▶ _SHORT PROBLEM_:
Seek out every line containing the word "with", and copy each.

▶ _PROVIDED MATERIAL_:
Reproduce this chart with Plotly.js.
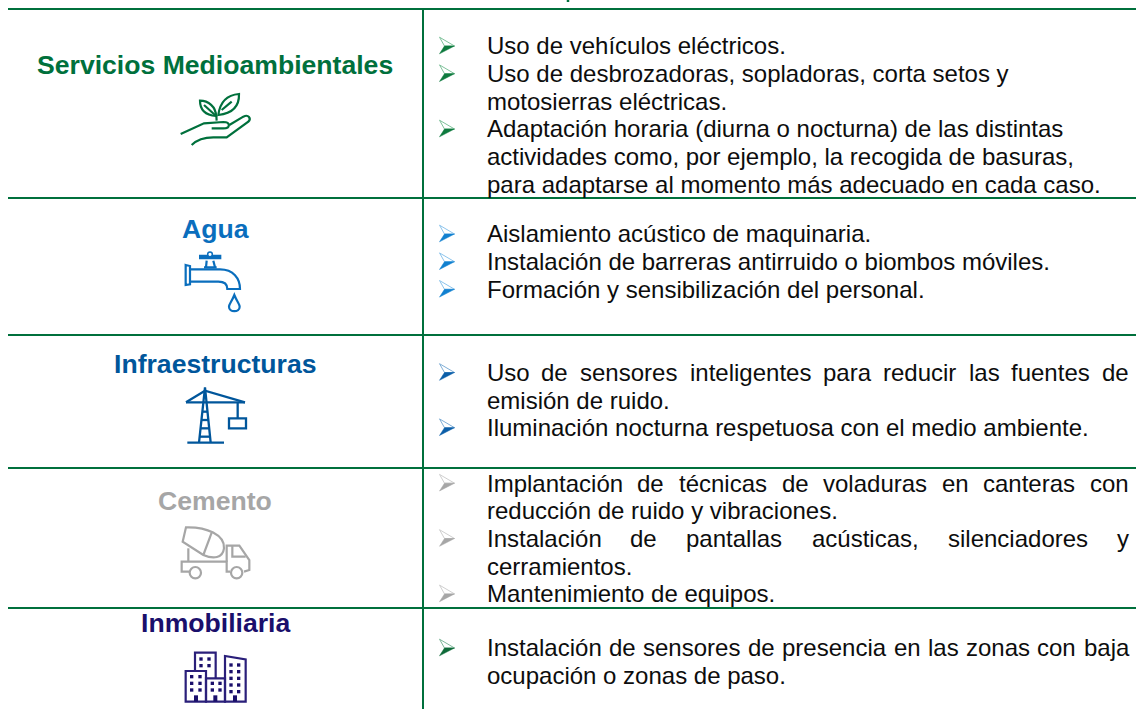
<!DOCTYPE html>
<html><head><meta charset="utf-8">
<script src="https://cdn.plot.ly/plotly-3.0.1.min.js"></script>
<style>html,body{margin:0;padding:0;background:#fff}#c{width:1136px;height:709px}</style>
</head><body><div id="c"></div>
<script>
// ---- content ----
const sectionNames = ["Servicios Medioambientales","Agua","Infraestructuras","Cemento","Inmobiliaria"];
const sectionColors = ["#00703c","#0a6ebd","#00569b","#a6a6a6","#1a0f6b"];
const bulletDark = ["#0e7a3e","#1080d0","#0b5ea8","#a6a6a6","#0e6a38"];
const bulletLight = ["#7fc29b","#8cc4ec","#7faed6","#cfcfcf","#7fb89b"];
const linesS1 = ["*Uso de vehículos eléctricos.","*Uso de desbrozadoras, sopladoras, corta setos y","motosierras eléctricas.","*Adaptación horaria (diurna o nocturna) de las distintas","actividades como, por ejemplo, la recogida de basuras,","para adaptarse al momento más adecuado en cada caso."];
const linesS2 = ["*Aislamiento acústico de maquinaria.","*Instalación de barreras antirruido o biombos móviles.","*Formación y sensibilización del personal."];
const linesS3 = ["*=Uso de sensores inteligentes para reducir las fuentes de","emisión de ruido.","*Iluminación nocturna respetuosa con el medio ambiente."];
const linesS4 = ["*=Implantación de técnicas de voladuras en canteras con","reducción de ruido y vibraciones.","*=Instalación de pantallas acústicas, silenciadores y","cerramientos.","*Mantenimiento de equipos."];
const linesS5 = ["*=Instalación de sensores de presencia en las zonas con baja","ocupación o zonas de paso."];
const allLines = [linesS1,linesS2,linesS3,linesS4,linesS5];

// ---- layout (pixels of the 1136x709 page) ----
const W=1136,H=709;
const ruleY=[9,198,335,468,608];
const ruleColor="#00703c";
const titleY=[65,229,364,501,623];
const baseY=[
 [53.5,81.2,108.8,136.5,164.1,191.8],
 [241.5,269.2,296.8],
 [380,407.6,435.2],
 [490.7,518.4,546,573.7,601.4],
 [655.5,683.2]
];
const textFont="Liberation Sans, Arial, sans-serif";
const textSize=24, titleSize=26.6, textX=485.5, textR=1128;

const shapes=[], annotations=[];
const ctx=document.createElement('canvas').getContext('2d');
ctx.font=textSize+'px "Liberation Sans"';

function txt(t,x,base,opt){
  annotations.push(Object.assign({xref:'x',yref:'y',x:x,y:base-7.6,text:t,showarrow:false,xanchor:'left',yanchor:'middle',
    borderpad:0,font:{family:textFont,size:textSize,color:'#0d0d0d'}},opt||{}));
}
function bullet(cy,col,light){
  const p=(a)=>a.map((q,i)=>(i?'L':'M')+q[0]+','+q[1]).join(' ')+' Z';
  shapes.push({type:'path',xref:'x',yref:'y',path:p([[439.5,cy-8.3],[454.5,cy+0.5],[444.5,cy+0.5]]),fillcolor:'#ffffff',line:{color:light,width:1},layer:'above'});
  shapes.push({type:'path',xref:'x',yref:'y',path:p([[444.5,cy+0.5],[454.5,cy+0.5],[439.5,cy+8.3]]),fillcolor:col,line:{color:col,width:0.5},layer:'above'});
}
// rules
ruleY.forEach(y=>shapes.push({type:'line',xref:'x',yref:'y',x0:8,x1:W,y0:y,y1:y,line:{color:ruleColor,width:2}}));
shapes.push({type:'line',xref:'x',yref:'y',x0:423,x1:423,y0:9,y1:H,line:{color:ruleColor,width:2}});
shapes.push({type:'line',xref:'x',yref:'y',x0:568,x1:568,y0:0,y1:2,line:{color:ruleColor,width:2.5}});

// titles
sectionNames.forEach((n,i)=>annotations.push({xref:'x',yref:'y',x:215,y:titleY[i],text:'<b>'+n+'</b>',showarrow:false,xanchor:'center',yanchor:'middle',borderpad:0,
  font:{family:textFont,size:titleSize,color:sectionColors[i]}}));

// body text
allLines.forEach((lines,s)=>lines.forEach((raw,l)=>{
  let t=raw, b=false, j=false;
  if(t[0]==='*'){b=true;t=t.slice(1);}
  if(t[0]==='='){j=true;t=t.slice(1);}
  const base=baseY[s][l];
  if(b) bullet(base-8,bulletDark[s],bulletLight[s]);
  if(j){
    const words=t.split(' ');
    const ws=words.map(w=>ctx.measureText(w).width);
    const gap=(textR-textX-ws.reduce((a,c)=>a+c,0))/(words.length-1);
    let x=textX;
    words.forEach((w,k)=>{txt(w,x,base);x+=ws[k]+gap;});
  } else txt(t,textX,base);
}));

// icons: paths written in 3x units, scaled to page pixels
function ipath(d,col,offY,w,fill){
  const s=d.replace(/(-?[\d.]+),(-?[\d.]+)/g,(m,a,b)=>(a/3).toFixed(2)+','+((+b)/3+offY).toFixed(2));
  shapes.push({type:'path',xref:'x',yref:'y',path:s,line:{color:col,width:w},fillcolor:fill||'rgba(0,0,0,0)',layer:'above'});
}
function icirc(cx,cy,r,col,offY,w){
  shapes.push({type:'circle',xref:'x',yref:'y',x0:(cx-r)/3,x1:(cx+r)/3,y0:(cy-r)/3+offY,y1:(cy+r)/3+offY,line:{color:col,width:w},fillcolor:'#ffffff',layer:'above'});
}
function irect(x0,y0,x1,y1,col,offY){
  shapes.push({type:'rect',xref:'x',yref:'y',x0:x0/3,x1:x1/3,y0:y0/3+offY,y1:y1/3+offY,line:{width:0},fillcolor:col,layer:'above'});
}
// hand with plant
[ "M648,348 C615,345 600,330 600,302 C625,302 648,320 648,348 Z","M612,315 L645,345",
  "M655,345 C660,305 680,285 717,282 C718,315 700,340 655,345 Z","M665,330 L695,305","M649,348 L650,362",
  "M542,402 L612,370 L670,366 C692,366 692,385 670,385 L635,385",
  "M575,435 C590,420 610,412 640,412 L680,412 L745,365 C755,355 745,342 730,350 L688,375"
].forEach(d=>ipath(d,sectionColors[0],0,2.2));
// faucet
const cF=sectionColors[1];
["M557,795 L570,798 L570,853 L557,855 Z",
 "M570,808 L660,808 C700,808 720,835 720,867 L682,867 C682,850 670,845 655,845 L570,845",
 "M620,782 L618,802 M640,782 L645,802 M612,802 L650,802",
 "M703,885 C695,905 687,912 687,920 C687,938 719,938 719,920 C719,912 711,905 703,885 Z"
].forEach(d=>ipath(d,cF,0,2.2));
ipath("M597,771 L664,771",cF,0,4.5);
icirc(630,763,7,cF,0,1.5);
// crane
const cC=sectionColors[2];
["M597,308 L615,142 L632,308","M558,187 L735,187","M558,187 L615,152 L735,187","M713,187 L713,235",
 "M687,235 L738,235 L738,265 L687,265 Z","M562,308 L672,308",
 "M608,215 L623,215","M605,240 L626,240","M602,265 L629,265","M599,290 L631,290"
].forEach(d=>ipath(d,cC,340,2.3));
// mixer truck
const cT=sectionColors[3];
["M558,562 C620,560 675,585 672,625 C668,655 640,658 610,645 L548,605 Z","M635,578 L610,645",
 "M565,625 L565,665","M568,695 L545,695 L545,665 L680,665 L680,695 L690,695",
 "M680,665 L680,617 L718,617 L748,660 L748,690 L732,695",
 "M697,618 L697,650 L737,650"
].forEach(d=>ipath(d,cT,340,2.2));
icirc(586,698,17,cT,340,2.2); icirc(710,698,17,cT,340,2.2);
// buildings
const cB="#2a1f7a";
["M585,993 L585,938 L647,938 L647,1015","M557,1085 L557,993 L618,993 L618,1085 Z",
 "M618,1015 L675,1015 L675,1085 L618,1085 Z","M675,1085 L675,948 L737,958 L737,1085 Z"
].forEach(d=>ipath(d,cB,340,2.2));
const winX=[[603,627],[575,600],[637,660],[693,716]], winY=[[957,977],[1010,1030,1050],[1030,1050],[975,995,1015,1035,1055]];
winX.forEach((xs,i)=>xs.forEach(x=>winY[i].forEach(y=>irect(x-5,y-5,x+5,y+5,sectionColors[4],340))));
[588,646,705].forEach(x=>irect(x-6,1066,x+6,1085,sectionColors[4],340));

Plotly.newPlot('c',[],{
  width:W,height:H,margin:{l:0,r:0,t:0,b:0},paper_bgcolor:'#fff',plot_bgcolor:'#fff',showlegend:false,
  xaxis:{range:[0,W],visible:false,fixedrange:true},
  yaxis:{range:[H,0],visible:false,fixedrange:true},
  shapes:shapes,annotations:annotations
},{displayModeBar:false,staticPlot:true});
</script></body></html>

▶ _FINAL RESULT_:
Reproduce this chart with Plotly.js.
// hand with plant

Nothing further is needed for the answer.